Spend enough time in the running world and you begin to notice some patterns. New ideas, concepts, or training methods come up, bounce around in obscurity for awhile, then catch on like wildfire. They persist for a period of time, then eventually get replaced by some new idea. This pattern applies to pretty much any aspect of human social interactions, but we’ll stick to running for this discussion.
Some examples of this phenomenon include ideas like:
- Running long, slow distance training,
- Paleo diet
- High intensity interval training,
- Barefoot running,
- Vegan diet,
- Motion control shoes,
- Moisture-wicking clothing,
- Yasso 800′s,
- Foam rollers,
- Low heart rate training,
- Couch to 5k programs,
- High mileage training,
- Low mileage training,
- Dynamic stretching,
- Ice baths,
- Use of orthotics,
- Compression gear
All of these things, at one time or another, captured a large audience within the running community. Some have been backed by science. Some are the product of anecdotal evidence. Most of us will experiment with these ideas. If they work, we continue using them. If not, we abandon them.
Some of us, however, tend to latch on to one idea and hang on to it. We build a defensive barrier around the idea to reject any information that runs counter to the idea. We seek out just enough information to confirm our belief, then we shut out any and all conflicting information. This psychological mechanism results in a distinctly black and white view of the world. The thought that our ideas may be wrong causes us a great deal of stress. We need definitive answers. This leads us to assume a “fanatic” persona.
Psychologists refer to this as a need for closure. Popular media and pop psychology likes to refer to the term as a means of tying loose ends. This is more or less correct, but a better explanation is closure as a need to eliminate ambiguity. We need to have a clear, obvious path to follow.
Let’s use barefoot running as an example. It’s clear barefoot running is some benefit for some people some of the time. It’s also clear barefoot running is not applicable to all people in all situations. However, some people that start barefoot running believe just that. They will believe barefoot running is the lone key to success (however they define success) and all other options or variations are invalid. Furthermore, they extend this idea to all people in the population.These individuals have a strong need for closure. Ambiguity cannot be tolerated.
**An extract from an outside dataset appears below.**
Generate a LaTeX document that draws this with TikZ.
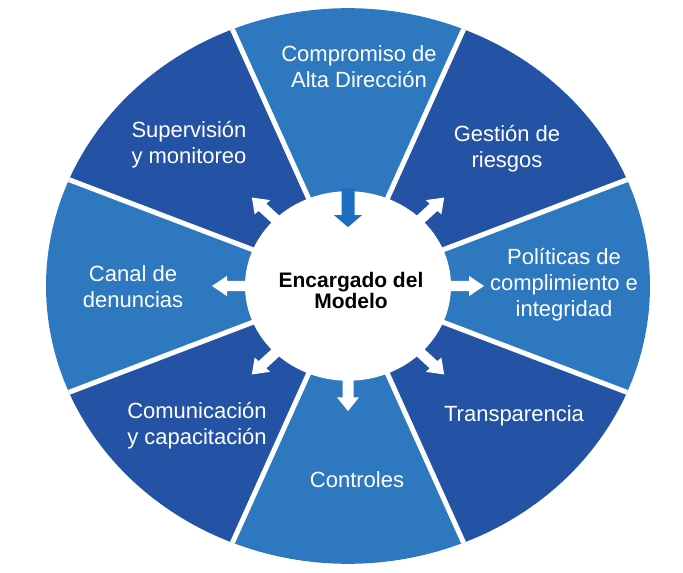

This strong need for closure causes problems because it insulates us from advancing. We start with a question:
- How can we run better?
We find an answer to the question:
- Barefoot running
We find some evidence to support the idea:
- One or two empirical studies indirectly supporting barefoot running, maybe a few anecdotal success stories, or maybe some initial personal success.
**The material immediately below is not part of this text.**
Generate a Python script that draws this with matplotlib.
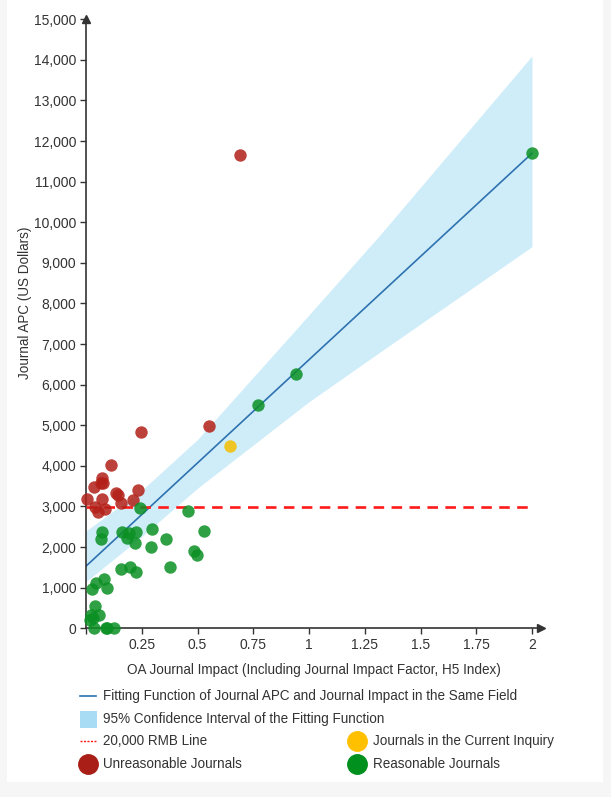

Which satisfies our need to validate (and rationalize) our belief, which then leads us to ignore or blankly refute contrary evidence, such as:
- There are some conditions where barefoot running is impossible, some people may not have adequate physiological requirements, wearing shoes may allow you to perform better, etc.
I spend a fair amount of time perusing various forums and blogs. I love hearing other people’s opinions… mostly because it gives me fuel to question my own beliefs. It’s common to come across people that have an obviously high need for closure and equally obvious low need for closure.
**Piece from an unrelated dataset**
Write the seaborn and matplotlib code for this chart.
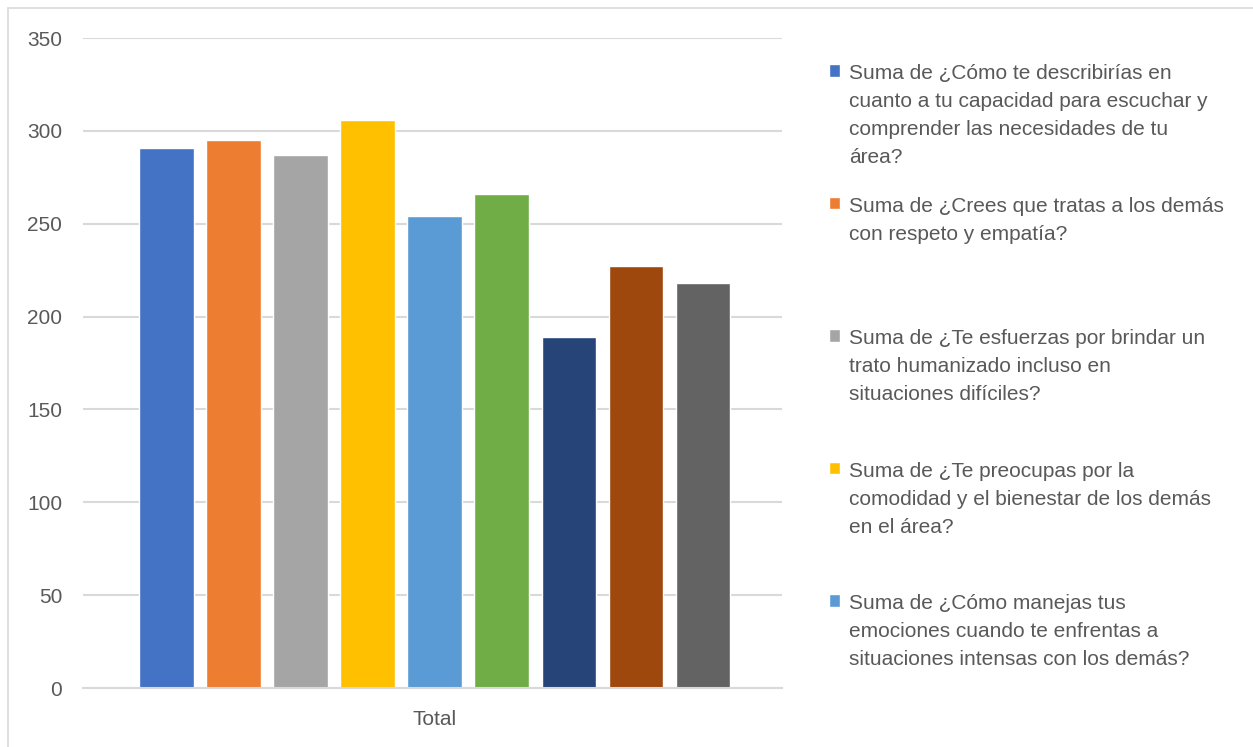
import matplotlib
matplotlib.use("Agg")
import matplotlib.pyplot as plt
from matplotlib.patches import Rectangle
import seaborn as sns
import pandas as pd

# Datos
legend_labels = [
    "Suma de ¿Cómo te describirías en\ncuanto a tu capacidad para escuchar y\ncomprender las necesidades de tu\nárea?",
    "Suma de ¿Crees que tratas a los demás\ncon respeto y empatía?",
    "Suma de ¿Te esfuerzas por brindar un\ntrato humanizado incluso en\nsituaciones difíciles?",
    "Suma de ¿Te preocupas por la\ncomodidad y el bienestar de los demás\nen el área?",
    "Suma de ¿Cómo manejas tus\nemociones cuando te enfrentas a\nsituaciones intensas con los demás?",
]
extra_series = ["Suma de pregunta 6", "Suma de pregunta 7",
                "Suma de pregunta 8", "Suma de pregunta 9"]
series = [l.replace("\n", " ") for l in legend_labels] + extra_series
values = [291, 295, 287, 306, 254, 266, 189, 227, 218]
category = ["Total"] * len(values)
colors = ["#4472C4", "#ED7D31", "#A5A5A5", "#FFC000", "#5B9BD5",
          "#70AD47", "#264478", "#9E480E", "#636363"]
yticks = [0, 50, 100, 150, 200, 250, 300, 350]

df = pd.DataFrame({"cat": category, "serie": series, "valor": values})

sns.set_theme(style="white")
plt.rcParams["font.family"] = ["Liberation Sans", "DejaVu Sans"]
txt = "#595959"
grid = "#d9d9d9"

fig = plt.figure(figsize=(12.53, 7.47), dpi=100)
ax = fig.add_axes([83 / 1253, 1 - 688 / 747, 699 / 1253, 650 / 747])

sns.barplot(data=df, x="cat", y="valor", hue="serie", hue_order=series,
            palette=colors, saturation=1, width=0.863, gap=0.19,
            legend=False, ax=ax)

ax.set_xlim(-0.503, 0.497)
ax.set_ylim(0, 350)
ax.set_yticks(yticks)
ax.set_xlabel("")
ax.set_ylabel("")
ax.yaxis.grid(True, color=grid, linewidth=1.5)
ax.set_axisbelow(True)
for s in ["top", "right", "left"]:
    ax.spines[s].set_visible(False)
ax.spines["bottom"].set_color(grid)
ax.spines["bottom"].set_linewidth(1.5)
ax.tick_params(axis="y", length=0, pad=15, labelsize=15, labelcolor=txt)
ax.tick_params(axis="x", length=0, pad=16, labelsize=15, labelcolor=txt)

# leyenda (Excel solo muestra las cinco primeras)
handles = [c[0] for c in ax.containers][:5]
labels = [l + "\n" * (3 - l.count("\n")) for l in legend_labels]
leg = ax.legend(handles, labels, loc="upper left",
                bbox_to_anchor=(829 / 1253, 1 - 64 / 747),
                bbox_transform=fig.transFigure, frameon=False, fontsize=15,
                labelspacing=1.42, handlelength=0.55, handleheight=0.55,
                handletextpad=0.4, borderpad=0, borderaxespad=0)
for t in leg.get_texts():
    t.set_color(txt)
    t.set_linespacing(1.60)
for col in leg._legend_handle_box.get_children():
    for item in col.get_children():
        item.align = "top"

fig.add_artist(Rectangle((8 / 1253, -0.01), 1, 1 - 8 / 747 + 0.01,
                         transform=fig.transFigure, fill=False,
                         edgecolor=grid, linewidth=1.2))

fig.savefig("out.png", dpi=100)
The high closure people talk in absolutes. They only cite evidence that supports their argument. They seemingly have no ability to see a different perspective.
The low closure people hem and haw. Their ambiguity is often perceived as a lack of conviction. Their thoughts and opinions change with new evidence, and they never firmly commit to any one thing.
Want a good test to see where you probably fall? Answer this question:
What happens when you die?
High closure people will have an answer (Heaven/Hell, reincarnation, worm food, etc.)
Low closure people will not have an answer, or answer “I don’t know.”
So… Now What?
As much as I would like to say all of us need to be low closure people, I’m going to resist. I DO prefer communicating with others with low need for closure because I like the open-mindedness. Two of my favorite bloggers, Christian Peterson and Pete Larson, are excellent example of running bloggers that keep a healthy skepticism in their discussions on all things related to running.
I occasionally like communication with high closure people, but more because I like to be antagonistic.
There’s utility in both conditions. The low closure folks tend to be innovators. The high closure people give us a degree of stability. It’s probably a moot point anyway, all of us probably meet some criteria of both conditions depending on the specific belief.
What about you? Do you think you’re a high or low closure person? How do you think this affects you as a runner? How do you treat new running “fads?”